The idea of the multithreading support in Triceps is to make writing the multithreaded model easier. To make writing the good code easy and writing the bad code hard. But of course you don't have to use it, you can always make your own if you wish (just as you could before now).
Without the further ado, the diagram of a multithreaded Triceps application:
Fig. 1. Triceps application. |
The Triceps application is embodied in the class App. It's possible to have multiple Apps in one program.
Each thread has multiple parts to it. First, of course, there is the OS-level (or, technically, library-level, or Perl-level) thread where the code executes. And then there is a class that represents this thread and its place in the App. To reduce the naming conflict, this class is creatively named Triead (pronounced still "thread"). In the discussion I use the word "thread" for both concepts, the OS-level thread and the Triead, and it's usually clear from the context which one I mean. But sometimes it's particularly important to make the distinction, and then I name one or the other explicitly.
The class Triead itself is largely opaque, allowing only a few methods for introspection. But there is a control interface to it, called TrieadOwner. The Triead is visible from the outside, the TrieadOwner object is visible only in the OS thread that owns the Triead. The TrieadOwner manages the thread state and acts as the intermediary in the thread's communications with the App.
The data is passed between the threads through the Nexuses. A Nexus is unidirectional, with data going only one way, however it may have multiple writers and multiple readers.

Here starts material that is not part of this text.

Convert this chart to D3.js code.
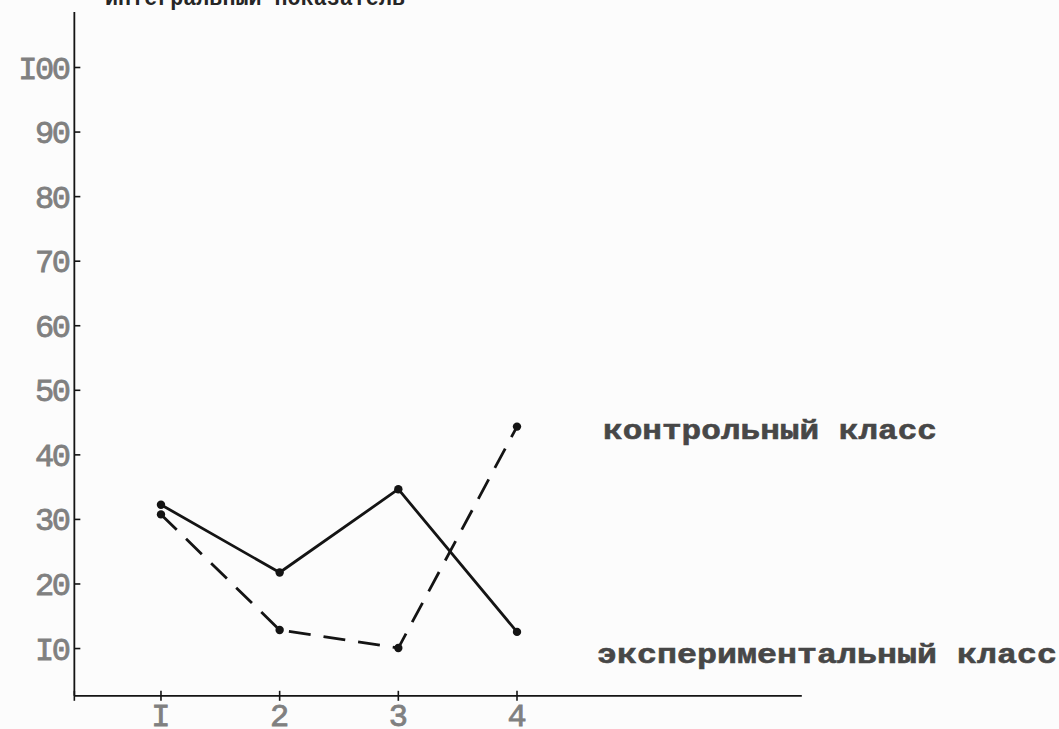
<!DOCTYPE html>
<html>
<head>
<meta charset="utf-8">
<script src="https://cdn.jsdelivr.net/npm/d3@7"></script>
<style>
  html, body { margin: 0; padding: 0; background: #fcfcfc; }
  svg { display: block; }
</style>
</head>
<body>
<svg id="chart" width="1059" height="729"></svg>
<script>
// ---- data ----
const categories = [1, 2, 3, 4];
const yTicks = [10, 20, 30, 40, 50, 60, 70, 80, 90, 100];
const yTickLabels = ["I0", "20", "30", "40", "50", "60", "70", "80", "90", "I00"];
const xTickLabels = ["I", "2", "3", "4"];
const controlValues = [30.7, 12.8, 10.0, 44.3];      // dashed line
const experimentalValues = [32.2, 21.7, 34.6, 12.5]; // solid line
const seriesNames = ["контрольный класс", "экспериментальный класс"];
const title = "интегральный показатель";

// ---- layout ----
const svg = d3.select("#chart");
const x = d3.scaleLinear().domain([0, 4]).range([42.3, 517]);
const y = d3.scaleLinear().domain([0, 100]).range([712.6, 67]);
const xMin = 0.27, xMax = 6.4, yMin = 2.6, yTop = 108.5;

const ink = "#141414";
const mono = "'Liberation Mono', 'DejaVu Sans Mono', monospace";

// title (cut off at top, as in the scan)
svg.append("text")
  .attr("x", 105).attr("y", 5)
  .attr("font-family", mono).attr("font-weight", "bold")
  .attr("font-size", 23).attr("fill", "#262626")
  .attr("textLength", 300).attr("lengthAdjust", "spacingAndGlyphs")
  .text(title);

// y axis
const yAxis = d3.axisRight(y).tickValues(yTicks).tickSize(6).tickFormat("");
const gy = svg.append("g").attr("transform", `translate(${x(xMin)},0)`).call(yAxis);
gy.select(".domain").remove();
gy.selectAll(".tick line").attr("stroke", ink).attr("stroke-width", 1.6);
svg.append("line")
  .attr("x1", x(xMin)).attr("x2", x(xMin))
  .attr("y1", y(yTop)).attr("y2", y(yMin))
  .attr("stroke", ink).attr("stroke-width", 1.8);

svg.append("g").selectAll("text").data(yTicks).join("text")
  .attr("x", x(xMin) - 6)
  .attr("y", d => y(d))
  .attr("dy", "0.36em")
  .attr("text-anchor", "end")
  .attr("font-family", mono)
  .attr("font-size", 32)
  .attr("fill", "#808080")
  .attr("stroke", "#808080").attr("stroke-width", 0.8)
  .attr("letter-spacing", -2.5)
  .text((d, i) => yTickLabels[i]);

// x axis
svg.append("line")
  .attr("x1", x(xMin)).attr("x2", x(xMax))
  .attr("y1", y(yMin)).attr("y2", y(yMin))
  .attr("stroke", ink).attr("stroke-width", 1.8);
svg.append("g").selectAll("line").data([xMin].concat(categories)).join("line")
  .attr("x1", d => x(d)).attr("x2", d => x(d))
  .attr("y1", y(yMin) - 5).attr("y2", y(yMin) + 5)
  .attr("stroke", ink).attr("stroke-width", 1.6);
svg.append("g").selectAll("text").data(categories).join("text")
  .attr("x", d => x(d))
  .attr("y", y(yMin) + 30)
  .attr("text-anchor", "middle")
  .attr("font-family", mono)
  .attr("font-size", 32)
  .attr("fill", "#808080")
  .attr("stroke", "#808080").attr("stroke-width", 0.8)
  .text((d, i) => xTickLabels[i]);

// series
const line = d3.line().x((d, i) => x(categories[i])).y(d => y(d));
svg.append("path").datum(experimentalValues)
  .attr("d", line).attr("fill", "none")
  .attr("stroke", ink).attr("stroke-width", 2.8).attr("stroke-linejoin", "round");
svg.append("path").datum(controlValues)
  .attr("d", line).attr("fill", "none")
  .attr("stroke", ink).attr("stroke-width", 2.8)
  .attr("stroke-dasharray", "22,13");

[experimentalValues, controlValues].forEach(vals => {
  svg.append("g").selectAll("circle").data(vals).join("circle")
    .attr("cx", (d, i) => x(categories[i]))
    .attr("cy", d => y(d))
    .attr("r", 4.2)
    .attr("fill", ink);
});

// series labels
const labelX = [603, 597];
const labelVal = [42.4, 7.7];
const labelLen = [334, 460];
seriesNames.forEach((name, i) => {
  svg.append("text")
    .attr("x", labelX[i]).attr("y", y(labelVal[i]))
    .attr("font-family", mono).attr("font-weight", "bold")
    .attr("font-size", 28).attr("fill", "#474747")
    .attr("stroke", "#474747").attr("stroke-width", 0.6)
    .attr("textLength", labelLen[i]).attr("lengthAdjust", "spacingAndGlyphs")
    .text(name);
});
</script>
</body>
</html>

All the readers see the exact same data, with rowops going in the exact same order (well, there will be other policies in the future as well, but for now there is only one policy).
A Nexus passes through the data for multiple labels, very much like an FnReturn does (and indeed there is a special connection between them). A Nexus also allows to export the row types and table types from one thread to another.
A Nexus gets connected to the Trieads to though the Facets. A Facet is a connection point between the Nexus and the Triead. Each Facet is for either reading or writing. And there may be only one Facet between a given Nexus and a given Triead, you can't make multiple connections between them. As a consequence, a thread can't both write and read to the same Nexus, it can do only one thing. This might actually be an overly restrictive limitation and might change in the future but that's how things work now.
Each Nexus also has a direction: either direct ("downwards") or reverse ("upwards"). And yes, the reverse Nexuses allow to build the models with loops. However the loops consisting of only the direct Nexuses are not allowed, nor of only reverse Nexuses. They would mess up the flow control. The proper loops must contain a mix of direct and reverse Nexuses.
The direct Nexuses have a limited queue size and stop the writers when the queue fills up, until the data gets consumed, thus providing the flow control. The reverse Nexuses have an unlimited queue size, which allows to avoid the circular deadlocks.
Normally an App is built once and keeps running in this configuration until it stops. But there is a strong need to have the threads dynamically added and deleted too. For example, if the App running as a server and clients connect to it, each client needs to have its thread(s) added on connection and then deleted when the client disconnects. This is handled through the concept of fragments. There is no Fragment class but when you create a Triead, you can specify a fragment name for it. Then it becomes possible to shut down and dispose the threads in a fragment after the fragment's work is done.